== The records ==
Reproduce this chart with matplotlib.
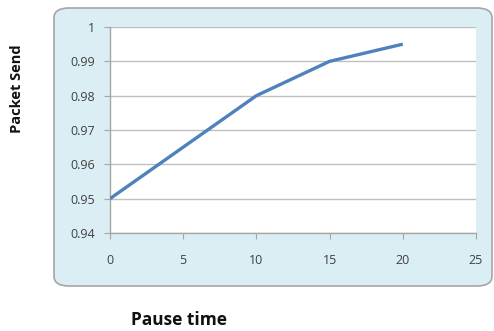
import matplotlib
matplotlib.use("Agg")
import matplotlib.pyplot as plt
from matplotlib.patches import FancyBboxPatch

pause_time = [0, 5, 10, 15, 20]
packet_send = [0.95, 0.965, 0.98, 0.99, 0.995]
x_ticks = [0, 5, 10, 15, 20, 25]
y_ticks = [0.94, 0.95, 0.96, 0.97, 0.98, 0.99, 1.0]
y_tick_labels = ["0.94", "0.95", "0.96", "0.97", "0.98", "0.99", "1"]

W, H = 494, 331
fig = plt.figure(figsize=(W / 100, H / 100), dpi=100)
fig.patch.set_facecolor("white")

# rounded background panel
bx0, by0, bx1, by1 = 54, 8, 492, 286
box = FancyBboxPatch((bx0 / W, 1 - by1 / H), (bx1 - bx0) / W, (by1 - by0) / H,
                     boxstyle="round,pad=0,rounding_size=0.03",
                     transform=fig.transFigure, facecolor="#DAEEF3",
                     edgecolor="#A6A6A6", linewidth=1.2, zorder=-5)
fig.patches.append(box)

ax = fig.add_axes([110 / W, 1 - 233 / H, (476 - 110) / W, (233 - 27) / H])
ax.set_zorder(2)
ax.set_facecolor("white")
ax.plot(pause_time, packet_send, color="#4F81BD", linewidth=2.4,
        solid_capstyle="butt", zorder=3)
ax.set_xlim(0, 25)
ax.set_ylim(0.94, 1.0)
ax.set_xticks(x_ticks)
ax.set_xticklabels([str(v) for v in x_ticks])
ax.set_yticks(y_ticks)
ax.set_yticklabels(y_tick_labels)
ax.grid(axis="y", color="#BFBFBF", linewidth=1.0)
ax.set_axisbelow(True)
for s in ["top", "right"]:
    ax.spines[s].set_visible(False)
for s in ["left", "bottom"]:
    ax.spines[s].set_color("#A6A6A6")
    ax.spines[s].set_linewidth(1.0)
ax.tick_params(axis="both", colors="#A6A6A6", labelcolor="#404040",
               labelsize=9)
ax.tick_params(axis="y", length=4.5, pad=6)
ax.tick_params(axis="x", length=4, pad=11)
for lab in ax.get_xticklabels() + ax.get_yticklabels():
    lab.set_family("Open Sans")

fig.text(17 / W, 1 - 89 / H, "Packet Send", rotation=90, ha="center",
         va="center", fontsize=10.5, fontweight="bold", family="Open Sans",
         color="#111111")
fig.text(179 / W, 1 - 320 / H, "Pause time", ha="center", va="center",
         fontsize=12.5, fontweight="bold", family="Open Sans", color="#111111")

fig.savefig("out.png", dpi=100)
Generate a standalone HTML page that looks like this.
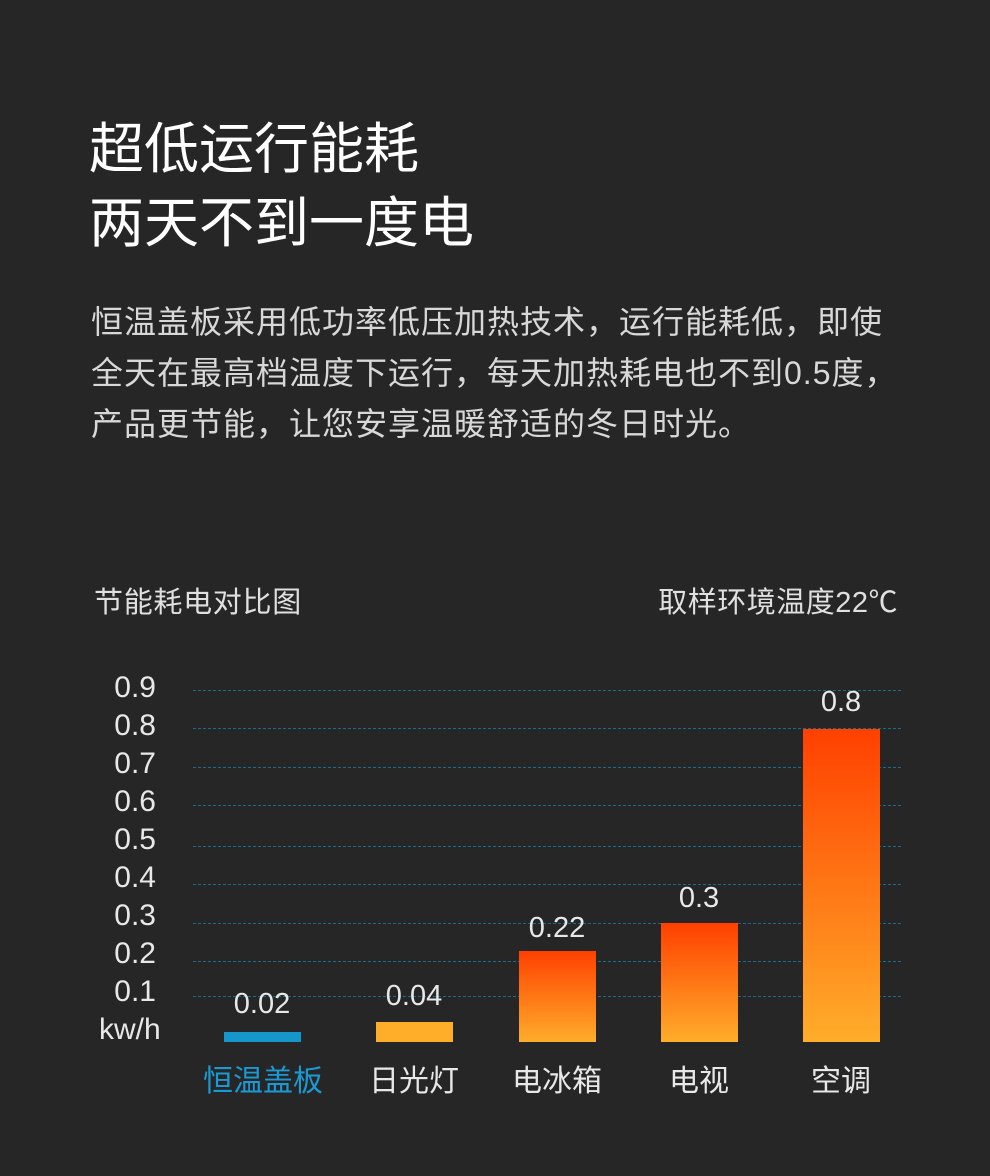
<!DOCTYPE html>
<html><head><meta charset="utf-8"><style>
body{margin:0;width:990px;height:1176px;background:#262626;position:relative;overflow:hidden;font-family:"Liberation Sans","Noto Sans CJK SC",sans-serif;color:#f0f0f0}
.a{position:absolute;white-space:nowrap}
.g{position:absolute;left:193px;width:708px;border-top:1px dashed #1b6c8c}
.y{position:absolute;left:100px;width:56px;text-align:right;font-size:30px;line-height:28px;color:#e8e8e8}
.b{position:absolute;width:77px;bottom:134px;background:linear-gradient(#ff4000,#ffad2a)}
.v{position:absolute;width:120px;text-align:center;font-size:29px;color:#e8e8e8}
.l{position:absolute;width:140px;text-align:center;font-size:30px;top:1056px;color:#e8e8e8}
</style></head><body>
<div class="a" style="left:89px;top:112px;font-size:55px;line-height:74px;color:#fff">超低运行能耗<br>两天不到一度电</div>
<div class="a" style="left:91px;top:297px;font-size:32px;letter-spacing:1px;line-height:51px;color:#d8d8d8">恒温盖板采用低功率低压加热技术，运行能耗低，即使<br>全天在最高档温度下运行，每天加热耗电也不到0.5度，<br>产品更节能，让您安享温暖舒适的冬日时光。</div>
<div class="a" style="left:94px;top:579px;font-size:29px;letter-spacing:0.7px;color:#e0e0e0">节能耗电对比图</div>
<div class="a" style="right:92px;top:579px;font-size:29px;letter-spacing:0.5px;color:#e0e0e0">取样环境温度22℃</div>
<div class="g" style="top:690px"></div><div class="g" style="top:728px"></div><div class="g" style="top:767px"></div><div class="g" style="top:805px"></div><div class="g" style="top:846px"></div><div class="g" style="top:884px"></div><div class="g" style="top:923px"></div><div class="g" style="top:961px"></div><div class="g" style="top:996px"></div>
<div class="y" style="top:674px">0.9</div><div class="y" style="top:712px">0.8</div><div class="y" style="top:750px">0.7</div><div class="y" style="top:788px">0.6</div><div class="y" style="top:826px">0.5</div><div class="y" style="top:864px">0.4</div><div class="y" style="top:902px">0.3</div><div class="y" style="top:940px">0.2</div><div class="y" style="top:978px">0.1</div>
<div class="a" style="left:99px;top:1016px;font-size:30px;line-height:28px;color:#e8e8e8">kw/h</div>
<div class="b" style="left:224px;height:10px;background:#1597cc"></div>
<div class="b" style="left:376px;height:20px;background:#ffae2a"></div>
<div class="b" style="left:519px;height:91px"></div>
<div class="b" style="left:661px;height:119px"></div>
<div class="b" style="left:803px;height:313px"></div>
<div class="v" style="left:202px;top:988px">0.02</div>
<div class="v" style="left:354px;top:980px">0.04</div>
<div class="v" style="left:497px;top:912px">0.22</div>
<div class="v" style="left:639px;top:882px">0.3</div>
<div class="v" style="left:781px;top:686px">0.8</div>
<div class="l" style="left:193px;color:#1a9ad4">恒温盖板</div>
<div class="l" style="left:344px">日光灯</div>
<div class="l" style="left:487px">电冰箱</div>
<div class="l" style="left:629px">电视</div>
<div class="l" style="left:771px">空调</div>
</body></html>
===
What is asked:
Repeat each entry exactly as it appears; skip any picture.

The answer:
Reproduce this chart with matplotlib.
import matplotlib
matplotlib.use("Agg")
import matplotlib.pyplot as plt
from matplotlib.patches import FancyBboxPatch

pause_time = [0, 5, 10, 15, 20]
packet_send = [0.95, 0.965, 0.98, 0.99, 0.995]
x_ticks = [0, 5, 10, 15, 20, 25]
y_ticks = [0.94, 0.95, 0.96, 0.97, 0.98, 0.99, 1.0]
y_tick_labels = ["0.94", "0.95", "0.96", "0.97", "0.98", "0.99", "1"]

W, H = 494, 331
fig = plt.figure(figsize=(W / 100, H / 100), dpi=100)
fig.patch.set_facecolor("white")

# rounded background panel
bx0, by0, bx1, by1 = 54, 8, 492, 286
box = FancyBboxPatch((bx0 / W, 1 - by1 / H), (bx1 - bx0) / W, (by1 - by0) / H,
                     boxstyle="round,pad=0,rounding_size=0.03",
                     transform=fig.transFigure, facecolor="#DAEEF3",
                     edgecolor="#A6A6A6", linewidth=1.2, zorder=-5)
fig.patches.append(box)

ax = fig.add_axes([110 / W, 1 - 233 / H, (476 - 110) / W, (233 - 27) / H])
ax.set_zorder(2)
ax.set_facecolor("white")
ax.plot(pause_time, packet_send, color="#4F81BD", linewidth=2.4,
        solid_capstyle="butt", zorder=3)
ax.set_xlim(0, 25)
ax.set_ylim(0.94, 1.0)
ax.set_xticks(x_ticks)
ax.set_xticklabels([str(v) for v in x_ticks])
ax.set_yticks(y_ticks)
ax.set_yticklabels(y_tick_labels)
ax.grid(axis="y", color="#BFBFBF", linewidth=1.0)
ax.set_axisbelow(True)
for s in ["top", "right"]:
    ax.spines[s].set_visible(False)
for s in ["left", "bottom"]:
    ax.spines[s].set_color("#A6A6A6")
    ax.spines[s].set_linewidth(1.0)
ax.tick_params(axis="both", colors="#A6A6A6", labelcolor="#404040",
               labelsize=9)
ax.tick_params(axis="y", length=4.5, pad=6)
ax.tick_params(axis="x", length=4, pad=11)
for lab in ax.get_xticklabels() + ax.get_yticklabels():
    lab.set_family("Open Sans")

fig.text(17 / W, 1 - 89 / H, "Packet Send", rotation=90, ha="center",
         va="center", fontsize=10.5, fontweight="bold", family="Open Sans",
         color="#111111")
fig.text(179 / W, 1 - 320 / H, "Pause time", ha="center", va="center",
         fontsize=12.5, fontweight="bold", family="Open Sans", color="#111111")

fig.savefig("out.png", dpi=100)
Generate a standalone HTML page that looks like this.
<!DOCTYPE html>
<html><head><meta charset="utf-8"><style>
body{margin:0;width:990px;height:1176px;background:#262626;position:relative;overflow:hidden;font-family:"Liberation Sans","Noto Sans CJK SC",sans-serif;color:#f0f0f0}
.a{position:absolute;white-space:nowrap}
.g{position:absolute;left:193px;width:708px;border-top:1px dashed #1b6c8c}
.y{position:absolute;left:100px;width:56px;text-align:right;font-size:30px;line-height:28px;color:#e8e8e8}
.b{position:absolute;width:77px;bottom:134px;background:linear-gradient(#ff4000,#ffad2a)}
.v{position:absolute;width:120px;text-align:center;font-size:29px;color:#e8e8e8}
.l{position:absolute;width:140px;text-align:center;font-size:30px;top:1056px;color:#e8e8e8}
</style></head><body>
<div class="a" style="left:89px;top:112px;font-size:55px;line-height:74px;color:#fff">超低运行能耗<br>两天不到一度电</div>
<div class="a" style="left:91px;top:297px;font-size:32px;letter-spacing:1px;line-height:51px;color:#d8d8d8">恒温盖板采用低功率低压加热技术，运行能耗低，即使<br>全天在最高档温度下运行，每天加热耗电也不到0.5度，<br>产品更节能，让您安享温暖舒适的冬日时光。</div>
<div class="a" style="left:94px;top:579px;font-size:29px;letter-spacing:0.7px;color:#e0e0e0">节能耗电对比图</div>
<div class="a" style="right:92px;top:579px;font-size:29px;letter-spacing:0.5px;color:#e0e0e0">取样环境温度22℃</div>
<div class="g" style="top:690px"></div><div class="g" style="top:728px"></div><div class="g" style="top:767px"></div><div class="g" style="top:805px"></div><div class="g" style="top:846px"></div><div class="g" style="top:884px"></div><div class="g" style="top:923px"></div><div class="g" style="top:961px"></div><div class="g" style="top:996px"></div>
<div class="y" style="top:674px">0.9</div><div class="y" style="top:712px">0.8</div><div class="y" style="top:750px">0.7</div><div class="y" style="top:788px">0.6</div><div class="y" style="top:826px">0.5</div><div class="y" style="top:864px">0.4</div><div class="y" style="top:902px">0.3</div><div class="y" style="top:940px">0.2</div><div class="y" style="top:978px">0.1</div>
<div class="a" style="left:99px;top:1016px;font-size:30px;line-height:28px;color:#e8e8e8">kw/h</div>
<div class="b" style="left:224px;height:10px;background:#1597cc"></div>
<div class="b" style="left:376px;height:20px;background:#ffae2a"></div>
<div class="b" style="left:519px;height:91px"></div>
<div class="b" style="left:661px;height:119px"></div>
<div class="b" style="left:803px;height:313px"></div>
<div class="v" style="left:202px;top:988px">0.02</div>
<div class="v" style="left:354px;top:980px">0.04</div>
<div class="v" style="left:497px;top:912px">0.22</div>
<div class="v" style="left:639px;top:882px">0.3</div>
<div class="v" style="left:781px;top:686px">0.8</div>
<div class="l" style="left:193px;color:#1a9ad4">恒温盖板</div>
<div class="l" style="left:344px">日光灯</div>
<div class="l" style="left:487px">电冰箱</div>
<div class="l" style="left:629px">电视</div>
<div class="l" style="left:771px">空调</div>
</body></html>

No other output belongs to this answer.